2. Spoilers: This is relevant to anyone who belongs to a professional association.

3. William T. McEnroe et al, “DOJ’s Rescission of Longstanding Guidance Creates Uncertainty for Market Benchmarking Activities,” LawFlash: Morgan Lewis, February 7, 2023, https://www.morganlewis.com/pubs/2023/02/dojs-rescission-of-longstanding-guidance-creates-uncertainty-for-market-benchmarking-activities

4. Sheldon Klein, “Don’t Ask, Don’t Tell? The Antitrust Risk of Conducting and Participating in Market Surveys Increase,” Client Alerts: Butzel, February 13, 2023, https://www.butzel.com/alert-dont-ask-dont-tell-the-antitrust-risk-of-conducting-and-participating-in-market-surveys-increase

5. McEnroe, “DOJ’s Rescission of Longstanding Guidance.”

6. McEnroe, “DOJ’s Rescission of Longstanding Guidance.”

7. McEnroe, “DOJ’s Rescission of Longstanding Guidance.”

8. “DOJ Withdraws ‘Out of Date’ Antitrust Enforcement Guidance Relating to Healthcare Providers,” McGuireWoods, February 8, 2023, https://www.mcguirewoods.com/client-resources/alerts/2023/2/doj-withdraws-out-date-antitrust-enforcement-guidance-relating-healthcare-providers/

9. Jim Tankersley, “An Emboldened F.T.C. Bolsters Biden’s Efforts to Address Inflation,” New York Times, February 27, 2024, https://www.nytimes.com/2024/02/27/us/politics/biden-ftc-competition-mergers.html

10. “Federal Trade Commission Withdraws Health Care Enforcement Policy Statements,” Federal Trade Commission, July 14, 2023, https://www.ftc.gov/news-events/news/press-releases/2023/07/federal-trade-commission-withdraws-health-care-enforcement-policy-statements

11. SPARC’s Landscape Analysis Report from 2019 is an eye-opening introduction to the impact of corporate business models and acquisitions on a contracting academic publishing market.  Claudio Aspesi et al. “SPARC Landscape Analysis,” March 29, 2019, https://doi.org/10.31229/osf.io/58yhb

12. United States v. U.S. Gypsum Co., 438 U.S. 422, at n.16 (1978), available at https://supreme.justia.com/cases/federal/us/438/422/

13. Neal F. Weinrich, “When Is Pricing Information a Trade Secret,” February 17, 2014, https://www.bfvlaw.com/when-is-pricing-information-a-trade-secret/

14. As said Henry D. Clayton of Clayton Act fame: “A mere organization for self-protection is not a trust and is not contrary to good government,” and “You cannot treat labor as a mere commodity.” 33 Cong. Rec. Appx. 333 (1900) (speech of Rep. Henry D. Clayton).

15. FTC v.
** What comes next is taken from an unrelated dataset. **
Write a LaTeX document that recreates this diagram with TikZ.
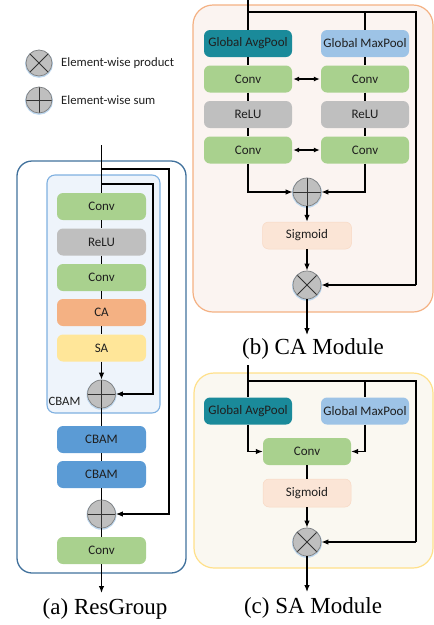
\documentclass[tikz,border=0pt]{standalone}
\usepackage{fontspec}
\setmainfont{Liberation Serif}
\setsansfont{Carlito}
\usetikzlibrary{arrows.meta,calc}
\definecolor{cgreen}{HTML}{A9D18E}
\definecolor{cgray}{HTML}{BFBFBF}
\definecolor{corange}{HTML}{F4B183}
\definecolor{cyellow}{HTML}{FFE699}
\definecolor{cblue}{HTML}{5B9BD5}
\definecolor{cteal}{HTML}{1A8A9A}
\definecolor{clblue}{HTML}{9DC3E6}
\definecolor{cpeach}{HTML}{FBE5D6}
\definecolor{cpeachb}{HTML}{F8D9C4}
\definecolor{cdarkblue}{HTML}{41719C}
\definecolor{cbamfill}{HTML}{EEF4FB}
\definecolor{cbamdraw}{HTML}{7FB0E0}
\definecolor{cafill}{HTML}{FBF4F1}
\definecolor{sadraw}{HTML}{FFE08A}
\definecolor{safill}{HTML}{FAF8F1}
\definecolor{circfill}{HTML}{BFBFBF}
\definecolor{circdraw}{HTML}{7F7F7F}
\definecolor{glow}{HTML}{BDD7EE}
\begin{document}
\begin{tikzpicture}[x=1pt,y=-1pt,
  blk/.style={rounded corners=6pt, minimum width=89pt, minimum height=27pt, inner sep=0pt,
    font=\sffamily\fontsize{13}{15}\selectfont, text=black!88},
  circ/.style={circle, draw=circdraw, fill=circfill, line width=0.7pt, minimum size=28pt, inner sep=0pt,
    preaction={draw=glow, line width=2pt, transform canvas={yshift=-0.8pt}}},
  prodc/.style={circ, path picture={\draw[line width=0.8pt, black!80]
     (path picture bounding box.north east) -- (path picture bounding box.south west)
     (path picture bounding box.north west) -- (path picture bounding box.south east);}},
  sumc/.style={circ, path picture={\draw[line width=0.8pt, black!80]
     (path picture bounding box.north) -- (path picture bounding box.south)
     (path picture bounding box.west) -- (path picture bounding box.east);}},
  conn/.style={line width=1.2pt, black},
  arr/.style={conn, -{Latex[length=7pt,width=5.5pt]}},
  darr/.style={conn, {Latex[length=6pt,width=5pt]}-{Latex[length=6pt,width=5pt]}},
  lgd/.style={font=\sffamily\fontsize{12.7}{15}\selectfont, text=black!88, anchor=west, inner sep=0pt},
  captxt/.style={font=\fontsize{23}{26}\selectfont, inner sep=0pt}
]
\useasboundingbox (0,0) rectangle (434,625);

% ---------- legend ----------
\node[prodc, minimum size=26pt] (lp) at (39,63) {};
\node[lgd] (lpt) at (61,63) {Element-wise product};
\node[sumc, minimum size=26pt] (ls) at (39,100) {};
\node[lgd] (lst) at (61,100) {Element-wise sum};

% ---------- (a) ResGroup ----------
\draw[cdarkblue, line width=1.3pt, rounded corners=15pt] (17,161) rectangle (186,573);
\draw[cbamdraw, fill=cbamfill, line width=1.1pt, rounded corners=8pt] (47,175) rectangle (160,413);

\coordinate (ain) at (101.5,145);
\node[blk, fill=cgreen] (r1) at (101.5,206.5) {Conv};
\node[blk, fill=cgray] (r2) at (101.5,242) {ReLU};
\node[blk, fill=cgreen] (r3) at (101.5,277.5) {Conv};
\node[blk, fill=corange] (r4) at (101.5,312.5) {CA};
\node[blk, fill=cyellow] (r5) at (101.5,348) {SA};
\node[sumc] (s1) at (101.5,394) {};
\node[lgd, anchor=center] (cbl) at (64.5,401) {CBAM};
\node[blk, fill=cblue] (r6) at (101.5,439.5) {CBAM};
\node[blk, fill=cblue] (r7) at (101.5,474.5) {CBAM};
\node[sumc] (s2) at (101.5,514) {};
\node[blk, fill=cgreen] (r8) at (101.5,550.5) {Conv};
\coordinate (aout) at (101.5,593);
\node[captxt] (la) at (105,609) {(a) ResGroup};

\coordinate (ao1) at (101.5,169);
\coordinate (ao2) at (169,169);
\coordinate (ao3) at (169,514);
\coordinate (ai1) at (101.5,184);
\coordinate (ai2) at (153,184);
\coordinate (ai3) at (153,394);

\draw[conn] (ain) -- (r1.north);
\draw[conn] (r1) -- (r2);
\draw[conn] (r2) -- (r3);
\draw[conn] (r3) -- (r4);
\draw[conn] (r4) -- (r5);
\draw[arr] (r5.south) -- (s1.north);
\draw[conn] (s1.south) -- (r6.north);
\draw[conn] (r6) -- (r7);
\draw[conn] (r7.south) -- (s2.north);
\draw[conn] (s2.south) -- (r8.north);
\draw[arr] (r8.south) -- (aout);
\draw[arr] (ao1) -- (ao2) -- (ao3) -- (s2.east);
\draw[arr] (ai1) -- (ai2) -- (ai3) -- (s1.east);

% ---------- (b) CA Module ----------
\draw[corange, fill=cafill, line width=1.2pt, rounded corners=20pt] (193,5) rectangle (433,312);

\coordinate (bin) at (248,0);
\coordinate (bj1) at (248,12);
\coordinate (bj2) at (365,12);
\coordinate (bj3) at (416,12);
\node[blk, fill=cteal, minimum width=88pt] (c1) at (248,43.5) {Global AvgPool};
\node[blk, fill=clblue, minimum width=88pt] (c2) at (365,43.5) {Global MaxPool};
\node[blk, fill=cgreen, minimum width=88pt] (c3) at (248,79) {Conv};
\node[blk, fill=cgreen, minimum width=88pt] (c4) at (365,79) {Conv};
\node[blk, fill=cgray, minimum width=88pt] (c5) at (248,114.5) {ReLU};
\node[blk, fill=cgray, minimum width=88pt] (c6) at (365,114.5) {ReLU};
\node[blk, fill=cgreen, minimum width=88pt] (c7) at (248,150) {Conv};
\node[blk, fill=cgreen, minimum width=88pt] (c8) at (365,150) {Conv};
\node[sumc] (cs) at (307,192) {};
\node[blk, fill=cpeach, draw=cpeachb, line width=0.5pt] (csig) at (307,235.5) {Sigmoid};
\node[prodc] (cp) at (307,285) {};
\coordinate (bout) at (307,335);
\node[captxt] (lb) at (313,349) {(b) CA Module};

\coordinate (bl) at (248,192);
\coordinate (br) at (365,192);
\coordinate (bs) at (416,285);

\draw[conn] (bin) -- (c1.north);
\draw[conn] (bj1) -- (bj3) -- (bs);
\draw[arr] (bs) -- (cp.east);
\draw[conn] (bj2) -- (c2.north);
\draw[conn] (c1) -- (c3);
\draw[conn] (c3) -- (c5);
\draw[conn] (c5) -- (c7);
\draw[conn] (c2) -- (c4);
\draw[conn] (c4) -- (c6);
\draw[conn] (c6) -- (c8);
\draw[darr, shorten <=1pt, shorten >=1pt] (c3.east) -- (c4.west);
\draw[darr, shorten <=1pt, shorten >=1pt] (c7.east) -- (c8.west);
\draw[arr] (c7.south) -- (bl) -- (cs.west);
\draw[arr] (c8.south) -- (br) -- (cs.east);
\draw[arr] (cs.south) -- (csig.north);
\draw[arr] (csig.south) -- (cp.north);
\draw[arr] (cp.south) -- (bout);

% ---------- (c) SA Module ----------
\draw[sadraw, fill=safill, line width=1.2pt, rounded corners=20pt] (194,373) rectangle (433,568);

\coordinate (cin) at (248,365);
\coordinate (cj1) at (248,381);
\coordinate (cj2) at (365,381);
\coordinate (cj3) at (416,381);
\node[blk, fill=cteal, minimum width=88pt] (d1) at (248,411) {Global AvgPool};
\node[blk, fill=clblue, minimum width=88pt] (d2) at (365,411) {Global MaxPool};
\node[blk, fill=cgreen, minimum width=88pt] (d3) at (307,451.5) {Conv};
\node[blk, fill=cpeach, draw=cpeachb, line width=0.5pt, minimum width=88pt, minimum height=28pt] (d4) at (307,493) {Sigmoid};
\node[prodc] (dp) at (307,542) {};
\coordinate (cout) at (307,592);
\node[captxt] (lc) at (313,608) {(c) SA Module};

\coordinate (cl) at (248,451.5);
\coordinate (cr) at (365,451.5);
\coordinate (cs2) at (416,542);

\draw[conn] (cin) -- (d1.north);
\draw[conn] (cj1) -- (cj3) -- (cs2);
\draw[arr] (cs2) -- (dp.east);
\draw[conn] (cj2) -- (d2.north);
\draw[arr] (d1.south) -- (cl) -- (d3.west);
\draw[arr] (d2.south) -- (cr) -- (d3.east);
\draw[conn] (d3) -- (d4);
\draw[arr] (d4.south) -- (dp.north);
\draw[arr] (dp.south) -- (cout);
\end{tikzpicture}
\end{document}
Sup. Ct. Trial Lawyers Ass’n, 493 U.S. 411, 411 (1990), available at https://supreme.justia.com/cases/federal/us/493/411/. (hereinafter Trial Lawyers). 

16. Trial Lawyers, at 431-32.

17. Trial Lawyers, at 412.

18. American Soc. of Mechanical Engineers, Inc. v. Hydrolevel Corp., 456 U.S. 556, 571 (1982), available at https://supreme.justia.com/cases/federal/us/456/556/.  (hereinafter Hydrolevel)

19. Hydrolevel, at 591.

20. Hydrolevel, at 571.

21. “Recent Enforcement Actions By The Antitrust Division Against Trade Associations,” U.S. Department of Justice, December 31, 1969, https://www.justice.gov/atr/speech/recent-enforcement-actions-antitrust-division-against-trade-associations

22. The somewhat dated but publicly available ALA Legal Framework, by comparison, devotes one paragraph to antitrust, and only briefly alludes to information-sharing risks in a 2008 update.  See “ALA Legal Framework: Twenty Questions,” American Library Association, 2006, https://www.ala.org/ala/ourassociation/governingdocs/legalguidelines/legalframework/alalegalframework.htm and “ALA Legal Framework: Twenty questions and answers,” American Library Association, last updated March 12, 2008, https://www.ala.org/aboutala/mleader/factsheets/legalframework

23. Wyatte Grantham-Phillips, “Labor Movements Are Seeing Historic Victories This Year.  Can Unions Keep Up The Momentum?” PBS News Hour, October 11, 2023, https://www.pbs.org/newshour/economy/labor-movements-are-seeing-historic-victories-this-year-can-unions-keep-up-the-momentum

24. Make Me Smart, “Boycotts, Buycotts and the Rise of Consumer Activism,” March 12, 2024, https://www.marketplace.org/shows/make-me-smart/boycotts-buycotts-and-the-rise-of-consumer-activism/

25. And perhaps that solution is as simple as the public Google Sheet, a tool wielded with great effect during the #MeToo movement and in sharing salaries in professions where pay parity is a constant battle.  See, Tanya Basu, “How Google Docs Became the Social Media of the Resistance,” June 6, 2020, https://www.technologyreview.com/2020/06/06/1002546/google-docs-social-media-resistance/

26. The caveat to this is that, increasingly, even librarians are competitors, particularly those of us caught in the corporatization of higher ed.